Another Expression of Thanks
Now I would like to thank him and his co-author, Pamela Hartzband, MD, for getting the facts straight on a number of facts often bandied about by critics of American doctors and the U.S. Health system in the Wall Street Journal,” Fact From Fiction on Health Care,” Here is what they say in part, and I quote.
“Consider these myths and mantras of the current debate.”
• “Americans only receive 55% of recommended care. This would be a frightening statistic, if it were true. It is not. Yet it was presented as fact to the Senate Health and Finance Committees, which are writing reform bills, in March 2009 by the Agency for Healthcare Research and Quality (the federal body that sets priorities to improve the nation's health care). The statistic comes from a flawed study published in 2003 by the Rand Corporation. “
• “The World Health Organization ranks the U.S. 37th In the world in quality. This is another frightening statistic. It is also not accurate. Yet the head of the National Committee for Quality Assurance, a powerful organization influencing both the government and private insurers in defining quality of care, has stated this as fact. In fact, the World Health Organization ranks the U.S. No. 1 among all countries in ‘responsiveness.’ Responsiveness has two components: respect for persons (including dignity, confidentiality and autonomy of individuals and families to make decisions about their own care), and client orientation (including prompt attention, access to social support networks during care, quality of basic amenities and choice of provider)”.

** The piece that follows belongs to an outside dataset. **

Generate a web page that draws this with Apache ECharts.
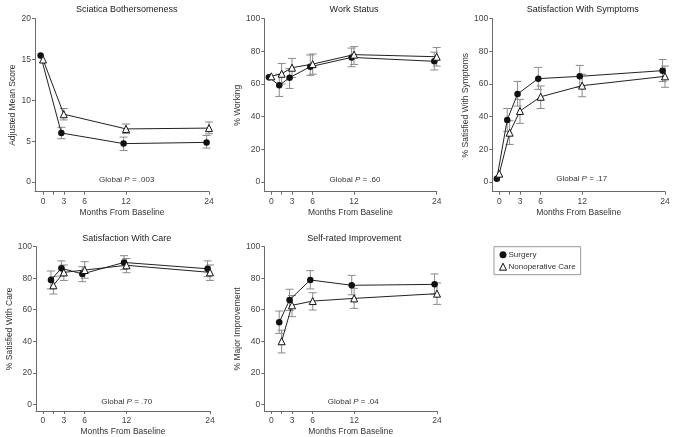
<!DOCTYPE html>
<html>
<head>
<meta charset="utf-8">
<script src="https://cdn.jsdelivr.net/npm/echarts@6/dist/echarts.min.js"></script>
<style>
html,body{margin:0;padding:0;background:#fff;}
#chart{width:692px;height:437px;}
</style>
</head>
<body>
<div id="chart"></div>
<script>
// ---------- data ----------
const groupNames = ['Surgery', 'Nonoperative Care'];
const xTickLabels = [0, 3, 6, 12, 24];
const xTicks = [0, 1.5, 3, 6, 12, 24];

const panelTitles = ['Sciatica Bothersomeness', 'Work Status', 'Satisfaction With Symptoms', 'Satisfaction With Care', 'Self-rated Improvement'];
const yAxisNames = ['Adjusted Mean Score', '% Working', '% Satisfied With Symptoms', '% Satisfied With Care', '% Major Improvement'];
const globalP = ['.003', '.60', '.17', '.70', '.04'];
const yTickLabels1 = [0, 5, 10, 15, 20];
const yTickLabelsPct = [0, 20, 40, 60, 80, 100];

// Sciatica Bothersomeness
const sciaticaMonths = [0, 3, 12, 24];
const sciaticaSurgery = [15.5, 6.0, 4.7, 4.85];
const sciaticaSurgeryLo = [null, 5.3, 3.85, 4.15];
const sciaticaSurgeryHi = [null, 6.7, 5.5, 5.7];
const sciaticaNonop = [15.0, 8.3, 6.5, 6.6];
const sciaticaNonopLo = [null, 7.6, 5.95, 5.9];
const sciaticaNonopHi = [null, 9.0, 7.1, 7.35];

// Work Status
const workMonths = [0, 1.5, 3, 6, 12, 24];
const workSurgery = [64.1, 59.2, 63.9, 70.6, 76.3, 73.9];
const workSurgeryLo = [null, 52.4, 57.3, 65.3, 70.6, 68.6];
const workSurgeryHi = [null, 66.0, 69.5, 77.8, 82.0, 79.5];
const workNonop = [64.7, 66.3, 70.0, 72.2, 78.0, 76.7];
const workNonopLo = [null, 60.0, 64.0, 66.0, 72.0, 71.0];
const workNonopHi = [null, 72.6, 75.7, 78.4, 82.9, 82.4];

// Satisfaction With Symptoms
const symptomsMonths = [0, 1.5, 3, 6, 12, 24];
const symptomsSurgery = [2.0, 38.0, 53.9, 63.3, 64.7, 68.2];
const symptomsSurgeryLo = [null, 31.0, 46.5, 56.7, 58.0, 61.5];
const symptomsSurgeryHi = [null, 45.0, 61.6, 70.2, 71.4, 75.0];
const symptomsNonop = [5.1, 30.2, 43.5, 52.2, 59.0, 64.7];
const symptomsNonopLo = [null, 23.0, 35.9, 45.0, 52.2, 58.0];
const symptomsNonopHi = [null, 37.5, 50.6, 58.8, 66.0, 71.0];

// Satisfaction With Care
const careMonths = [1.5, 3, 6, 12, 24];
const careSurgery = [78.9, 86.3, 82.7, 90.0, 86.0];
const careSurgeryLo = [73.2, 81.4, 77.8, 85.6, 81.0];
const careSurgeryHi = [84.6, 91.0, 87.3, 94.3, 91.0];
const careNonop = [75.5, 83.7, 85.2, 88.2, 83.7];
const careNonopLo = [70.0, 78.6, 80.0, 83.5, 78.6];
const careNonopHi = [81.0, 88.4, 90.5, 92.5, 88.4];

// Self-rated Improvement
const improveMonths = [1.5, 3, 6, 12, 24];
const improveSurgery = [52.0, 66.2, 78.9, 75.5, 76.1];
const improveSurgeryLo = [45.0, 59.5, 73.2, 69.5, 69.8];
const improveSurgeryHi = [59.2, 73.0, 84.8, 81.8, 82.7];
const improveNonop = [40.0, 62.8, 65.5, 67.2, 70.2];
const improveNonopLo = [32.6, 55.6, 59.8, 60.9, 63.4];
const improveNonopHi = [47.0, 69.0, 70.8, 73.6, 77.0];

// ---------- layout / style ----------
const FONT = '"Liberation Sans", Arial, Helvetica, sans-serif';
const SURGERY_SHIFT = -0.35; // horizontal dodge for surgery markers
const grids = [
  {left: 35, top: 18.7, width: 174, height: 173},
  {left: 264.3, top: 18.7, width: 172.4, height: 173},
  {left: 492.3, top: 18.7, width: 172.7, height: 173},
  {left: 36, top: 246.7, width: 174, height: 164.3},
  {left: 264.3, top: 246.7, width: 172.7, height: 164.3}
];
const xMins = [-1.16, -1.02, -1.01, -1.0, -1.01];
const yMins = [-1.19, -5.94, -5.94, -4.25, -4.25];
const yMaxs = [20, 100, 100, 100, 100];
const titlePos = [[126.7, 5.5], [354, 5.5], [582.7, 5.5], [126.7, 234], [354.3, 234]];
const pPos = [[126.7, 180], [355, 180], [581.7, 179], [126.7, 402], [353.3, 402]];

const panels = [
  {m: sciaticaMonths, s: [sciaticaSurgery, sciaticaSurgeryLo, sciaticaSurgeryHi], n: [sciaticaNonop, sciaticaNonopLo, sciaticaNonopHi], yt: yTickLabels1},
  {m: workMonths, s: [workSurgery, workSurgeryLo, workSurgeryHi], n: [workNonop, workNonopLo, workNonopHi], yt: yTickLabelsPct},
  {m: symptomsMonths, s: [symptomsSurgery, symptomsSurgeryLo, symptomsSurgeryHi], n: [symptomsNonop, symptomsNonopLo, symptomsNonopHi], yt: yTickLabelsPct},
  {m: careMonths, s: [careSurgery, careSurgeryLo, careSurgeryHi], n: [careNonop, careNonopLo, careNonopHi], yt: yTickLabelsPct},
  {m: improveMonths, s: [improveSurgery, improveSurgeryLo, improveSurgeryHi], n: [improveNonop, improveNonopLo, improveNonopHi], yt: yTickLabelsPct}
];

const AXIS_COLOR = '#6a6a6a';
const LABEL_COLOR = '#444';

function errRender(params, api) {
  const lo = api.value(1), hi = api.value(2);
  if (lo == null || hi == null || isNaN(lo) || isNaN(hi)) return;
  const x = api.value(0);
  const p1 = api.coord([x, lo]);
  const p2 = api.coord([x, hi]);
  const cap = 4;
  const style = {stroke: '#8a8a8a', lineWidth: 1, fill: null};
  return {
    type: 'group',
    children: [
      {type: 'line', shape: {x1: p1[0], y1: p1[1], x2: p2[0], y2: p2[1]}, style: style},
      {type: 'line', shape: {x1: p1[0] - cap, y1: p1[1], x2: p1[0] + cap, y2: p1[1]}, style: style},
      {type: 'line', shape: {x1: p2[0] - cap, y1: p2[1], x2: p2[0] + cap, y2: p2[1]}, style: style}
    ]
  };
}

const option = {
  animation: false,
  backgroundColor: '#fff',
  textStyle: {fontFamily: FONT},
  title: panelTitles.map((t, i) => ({
    text: t, left: titlePos[i][0], top: titlePos[i][1], textAlign: 'center', padding: 0,
    textStyle: {fontFamily: FONT, fontSize: 9, fontWeight: 'normal', color: '#222'}
  })),
  legend: {
    orient: 'vertical', left: 494, top: 246.7, padding: [4, 5, 4, 5], itemGap: 4,
    itemWidth: 7, itemHeight: 7, borderColor: '#999', borderWidth: 1,
    textStyle: {fontFamily: FONT, fontSize: 8, color: '#333', padding: [0, 0, 0, -3]},
    data: [
      {name: groupNames[0], icon: 'circle', itemStyle: {color: '#111', borderWidth: 0}},
      {name: groupNames[1], icon: 'triangle', itemStyle: {color: '#fff', borderColor: '#111', borderWidth: 1}}
    ]
  },
  grid: grids.map(g => Object.assign({containLabel: false}, g)),
  xAxis: grids.map((g, i) => ({
    type: 'value', gridIndex: i, min: xMins[i], max: 24,
    name: 'Months From Baseline', nameLocation: 'middle', nameGap: 16,
    nameTextStyle: {fontFamily: FONT, fontSize: 8.5, color: '#333'},
    axisLine: {onZero: false, lineStyle: {color: AXIS_COLOR, width: 1}},
    axisTick: {show: true, length: 3, customValues: xTicks, lineStyle: {color: AXIS_COLOR}},
    axisLabel: {customValues: xTickLabels, fontFamily: FONT, fontSize: 8.5, color: LABEL_COLOR, margin: 5},
    splitLine: {show: false}
  })),
  yAxis: grids.map((g, i) => ({
    type: 'value', gridIndex: i, min: yMins[i], max: yMaxs[i],
    name: yAxisNames[i], nameLocation: 'middle', nameGap: 18, nameRotate: 90,
    nameTextStyle: {fontFamily: FONT, fontSize: 8.5, color: '#333'},
    axisLine: {show: true, onZero: false, lineStyle: {color: AXIS_COLOR, width: 1}},
    axisTick: {show: true, length: 3, customValues: panels[i].yt, lineStyle: {color: AXIS_COLOR}},
    axisLabel: {customValues: panels[i].yt, fontFamily: FONT, fontSize: 8.5, color: LABEL_COLOR, margin: 4},
    splitLine: {show: false}
  })),
  graphic: pPos.map((p, i) => ({
    type: 'text', x: p[0], y: p[1],
    style: {
      text: '{a|Global }{b|P}{a| = ' + globalP[i] + '}',
      align: 'center', verticalAlign: 'middle',
      rich: {
        a: {fontFamily: FONT, fontSize: 8, fill: '#333', color: '#333'},
        b: {fontFamily: FONT, fontSize: 8, fontStyle: 'italic', fill: '#333', color: '#333'}
      }
    }
  })),
  series: []
};

panels.forEach((p, i) => {
  const sx = p.m.map(v => v + SURGERY_SHIFT);
  const nx = p.m;
  option.series.push({
    type: 'custom', xAxisIndex: i, yAxisIndex: i, renderItem: errRender, z: 1, silent: true,
    encode: {x: 0, y: [1, 2]},
    data: sx.map((x, k) => [x, p.s[1][k], p.s[2][k]])
  });
  option.series.push({
    type: 'custom', xAxisIndex: i, yAxisIndex: i, renderItem: errRender, z: 1, silent: true,
    encode: {x: 0, y: [1, 2]},
    data: nx.map((x, k) => [x, p.n[1][k], p.n[2][k]])
  });
  option.series.push({
    name: groupNames[0], type: 'line', xAxisIndex: i, yAxisIndex: i, z: 3,
    symbol: 'circle', symbolSize: 6.5, showAllSymbol: true,
    lineStyle: {color: '#222', width: 1},
    itemStyle: {color: '#111', borderWidth: 0},
    data: sx.map((x, k) => [x, p.s[0][k]])
  });
  option.series.push({
    name: groupNames[1], type: 'line', xAxisIndex: i, yAxisIndex: i, z: 4,
    symbol: 'triangle', symbolSize: 7, showAllSymbol: true,
    lineStyle: {color: '#222', width: 1},
    itemStyle: {color: '#fff', borderColor: '#111', borderWidth: 1},
    data: nx.map((x, k) => [x, p.n[0][k]])
  });
});

const chart = echarts.init(document.getElementById('chart'), null, {renderer: 'canvas'});
chart.setOption(option);
</script>
</body>
</html>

• “We need to implement ‘best practices.’ Mr. Obama and his advisers believe in implementing "best practices" that physicians and hospitals should follow. A federal commission would identify these practices. There are domains of medicine where a patient has no control and depends on the physician and the hospital to provide best practices. Strict protocols have been developed to prevent infections during procedures and to reduce the risk of surgical mishaps. There are also emergency situations like a patient arriving in the midst of a heart attack where standardized advanced treatments save many lives.
“But once we leave safety measures and emergency therapies where patients have scant say, what is ‘the right thing’? Data from clinical studies provide averages from populations and may not apply to individual patients. Clinical studies routinely exclude patients with more than one medical condition and often the elderly or people on multiple medications.
“Conclusions about what works and what doesn't work change much too quickly for policy makers to dictate clinical practice. With respect to "best practices," prudent doctors think, not just follow, and informed patients consider and then choose, not just comply.”
• “No government bureaucrat will come between you and your doctor. The president has repeatedly stated this in town-hall meetings. But his proposal to provide financial incentives to ‘allow doctors to do the right thing’ could undermine this promise. If doctors and hospitals are rewarded for complying with government mandated treatment measures or penalized if they do not comply, clearly federal bureaucrats are directing health decisions."
“Private insurers are already doing this, and both physicians and patients are chafing at their arbitrary intervention. As Congress works to extend coverage and contain costs, any legislation must clearly codify the promise to preserve for Americans the principle of control over their health-care decisions.”